Jumat, 01 Maret 2013

Kesulitan Legitimasi Kekuasaan China

Kesulitan Legitimasi Kekuasaan China

ELISAH 9C/12

Kesulitan Legitimasi Kekuasaan China Shutterstock Ilustrasi
Oleh: RENE L PATTIRADJAWANE

Pekan depan, Kongres Rakyat Nasional Ke-12 yang berfungsi sebagai lembaga legislatif di China bersidang. Mereka akan menetapkan anggaran belanja yang baru, melantik presiden dan perdana menteri baru, menetapkan kabinet baru, dan memberi landasan kebijakan bagi para pemimpin baru China untuk 10 tahun mendatang.

Keputusan kongres, yang dihadiri sekitar 3.000 anggota legislatif, ini menjadi tahap terakhir proses regenerasi kepemimpinan China. Mereka menempatkan generasi ke-5 pemerintahan komunis memimpin 1,3 miliar penduduk China.

Bagi sebagian pengamat China, proses legislatif yang dijalankan Kongres Rakyat Nasional (KRN) ini adalah sebuah panggung sandiwara yang sudah dijalankan puluhan tahun sejak kekuasaan Mao Zedong dan kawan-kawan. Kongres ini akan menetapkan Sekretaris Jenderal Partai Komunis China (PKC) Xi Jinping sebagai Presiden China menggantikan Hu Jintao.

Perubahan kepemimpinan dan nuansa politik di China berjalan seperti robot, tidak diwarnai perbedaan pendapat, tidak ada perdebatan umum pelaksanaan kebijakan pemerintah, yang berbeda dengan mekanisme demokrasi politik yang selama ini kita kenal. Sejak Kongres PKC Ke-18 tahun lalu, kita sudah mengetahui siapa yang akan menjadi presiden, perdana menteri, dan menteri-menteri dalam kabinet yang baru sesuai hierarki urutan kedudukan dalam Komite Tetap Politbiro PKC.

Bagi kepemimpinan generasi ke-5 yang baru dengan Xi Jinping sebagai inti, sebenarnya banyak sekali persoalan yang dihadapi.

Persoalan ini bertumpu pada bagaimana mempertahankan legitimasi kekuasaan komunis di tengah dua persoalan serius, yakni melemahnya pertumbuhan ekonomi—yang selama satu dekade terakhir berada pada rata-rata kisaran 10,5 persen—dan meluasnya komunitas masyarakat China pengguna jejaring internet, yang kini mencapai 564 juta orang melalui penambahan 51 juta orang tahun lalu.

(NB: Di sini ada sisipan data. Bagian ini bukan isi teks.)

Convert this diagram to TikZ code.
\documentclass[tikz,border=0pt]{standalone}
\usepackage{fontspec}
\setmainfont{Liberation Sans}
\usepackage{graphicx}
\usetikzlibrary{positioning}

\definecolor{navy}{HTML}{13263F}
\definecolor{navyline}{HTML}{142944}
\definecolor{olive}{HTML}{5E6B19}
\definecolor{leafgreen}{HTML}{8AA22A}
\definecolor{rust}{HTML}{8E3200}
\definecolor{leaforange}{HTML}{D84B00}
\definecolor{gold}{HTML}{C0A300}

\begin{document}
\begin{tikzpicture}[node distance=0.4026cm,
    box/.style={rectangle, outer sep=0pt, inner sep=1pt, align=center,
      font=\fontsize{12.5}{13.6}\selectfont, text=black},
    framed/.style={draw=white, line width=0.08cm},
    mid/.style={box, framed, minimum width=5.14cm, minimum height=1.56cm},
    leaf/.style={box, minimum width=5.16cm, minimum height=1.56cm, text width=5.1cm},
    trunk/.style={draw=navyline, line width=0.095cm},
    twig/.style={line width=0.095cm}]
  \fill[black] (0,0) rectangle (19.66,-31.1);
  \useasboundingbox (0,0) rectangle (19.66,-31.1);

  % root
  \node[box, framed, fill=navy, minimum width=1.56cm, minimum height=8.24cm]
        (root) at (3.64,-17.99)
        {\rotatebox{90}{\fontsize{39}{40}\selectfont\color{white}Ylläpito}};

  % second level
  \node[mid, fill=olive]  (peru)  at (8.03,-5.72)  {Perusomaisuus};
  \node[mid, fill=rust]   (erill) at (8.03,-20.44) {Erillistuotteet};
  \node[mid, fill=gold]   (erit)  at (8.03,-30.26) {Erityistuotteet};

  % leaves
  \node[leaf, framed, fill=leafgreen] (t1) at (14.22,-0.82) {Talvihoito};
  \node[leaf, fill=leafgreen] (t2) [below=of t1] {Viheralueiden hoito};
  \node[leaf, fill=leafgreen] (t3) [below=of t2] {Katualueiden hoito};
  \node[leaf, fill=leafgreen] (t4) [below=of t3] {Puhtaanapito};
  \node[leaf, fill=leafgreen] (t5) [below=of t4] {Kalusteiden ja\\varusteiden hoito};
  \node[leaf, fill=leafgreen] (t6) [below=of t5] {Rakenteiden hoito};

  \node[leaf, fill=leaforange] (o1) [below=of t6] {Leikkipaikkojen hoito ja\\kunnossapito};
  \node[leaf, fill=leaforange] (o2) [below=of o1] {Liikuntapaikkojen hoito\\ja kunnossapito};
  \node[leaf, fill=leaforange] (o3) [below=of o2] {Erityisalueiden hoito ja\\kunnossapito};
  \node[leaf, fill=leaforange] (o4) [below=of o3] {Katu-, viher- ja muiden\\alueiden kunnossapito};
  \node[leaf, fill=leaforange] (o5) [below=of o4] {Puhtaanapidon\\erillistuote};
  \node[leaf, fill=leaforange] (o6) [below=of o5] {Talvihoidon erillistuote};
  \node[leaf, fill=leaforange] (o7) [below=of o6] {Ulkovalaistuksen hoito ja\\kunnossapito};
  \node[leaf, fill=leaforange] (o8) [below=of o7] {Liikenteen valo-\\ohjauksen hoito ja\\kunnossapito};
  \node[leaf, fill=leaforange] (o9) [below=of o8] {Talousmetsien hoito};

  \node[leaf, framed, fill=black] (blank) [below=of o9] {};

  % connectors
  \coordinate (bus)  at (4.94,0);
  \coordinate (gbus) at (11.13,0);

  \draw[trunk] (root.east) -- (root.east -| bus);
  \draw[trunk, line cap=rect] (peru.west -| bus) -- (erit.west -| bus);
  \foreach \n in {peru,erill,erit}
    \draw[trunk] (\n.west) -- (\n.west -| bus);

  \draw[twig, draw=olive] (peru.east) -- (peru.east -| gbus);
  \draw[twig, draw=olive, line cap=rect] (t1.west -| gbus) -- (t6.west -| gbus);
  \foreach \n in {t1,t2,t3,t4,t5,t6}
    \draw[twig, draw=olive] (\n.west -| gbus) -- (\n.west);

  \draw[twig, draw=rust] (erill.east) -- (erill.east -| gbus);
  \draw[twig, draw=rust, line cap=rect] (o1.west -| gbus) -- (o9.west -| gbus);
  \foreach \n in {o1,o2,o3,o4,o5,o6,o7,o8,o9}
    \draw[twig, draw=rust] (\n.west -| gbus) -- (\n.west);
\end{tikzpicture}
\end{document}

Kinerja birokrat komunis China akan terus-menerus menjadi persoalan serius ketika korupsi sudah menjadi momok dan komunitas internet China lebih leluasa memberikan komentar mereka. Komunitas internet China sekarang menjadi alternatif baru yang mampu mendesak kekuasaan tertinggi PKC menghukum kader-kader mereka di seluruh negeri.

Simak saja laporan jurnal Fazhi Zuomo (Mingguan Hukum) yang menyebutkan, dalam kurun dua bulan, ada tiga pejabat tinggi daerah yang bunuh diri. Mereka adalah Qi Xiaolin, Wakil Sekretaris Biro Keamanan Publik Guangzhou; Zhang Wanxion, Wakil Ketua Pengadilan Provinsi Gansu; dan Ke Jianguo, yang menjabat Direktur pada Kejaksaan Rakyat Biro Antikorupsi Provinsi Sichuan.

Mingguan ini menyebutkan para pejabat ini berusia 45-56 tahun, bekerja di bidang hukum dan politik. Alasan bunuh diri ketiganya dinyatakan sebagai huan you yiyu zheng, menderita karena depresi klinis. Reaksi publik atas laporan ini ternyata sinis, antara lain yang termuat di salah satu situs web dengan komentar, ”Ni bu si, lingdao shi bu zhao a!” (Oi, kalian tidak mati, para pemimpin tidak bisa tidur).

Ini dilema generasi kelima China yang bisa kehilangan legitimasi kekuasaan ketika berbenah diri menjadi persoalan prioritas di tengah kesulitan laju pertumbuhan ekonomi. Di lingkungan regional, para pemimpin baru ini harus mempromosikan stabilitas Asia untuk memupuk pertumbuhan ekonomi China dan mencegah terjadinya eskalasi sentimen nasionalis radikal di dalam negeri. Sulit!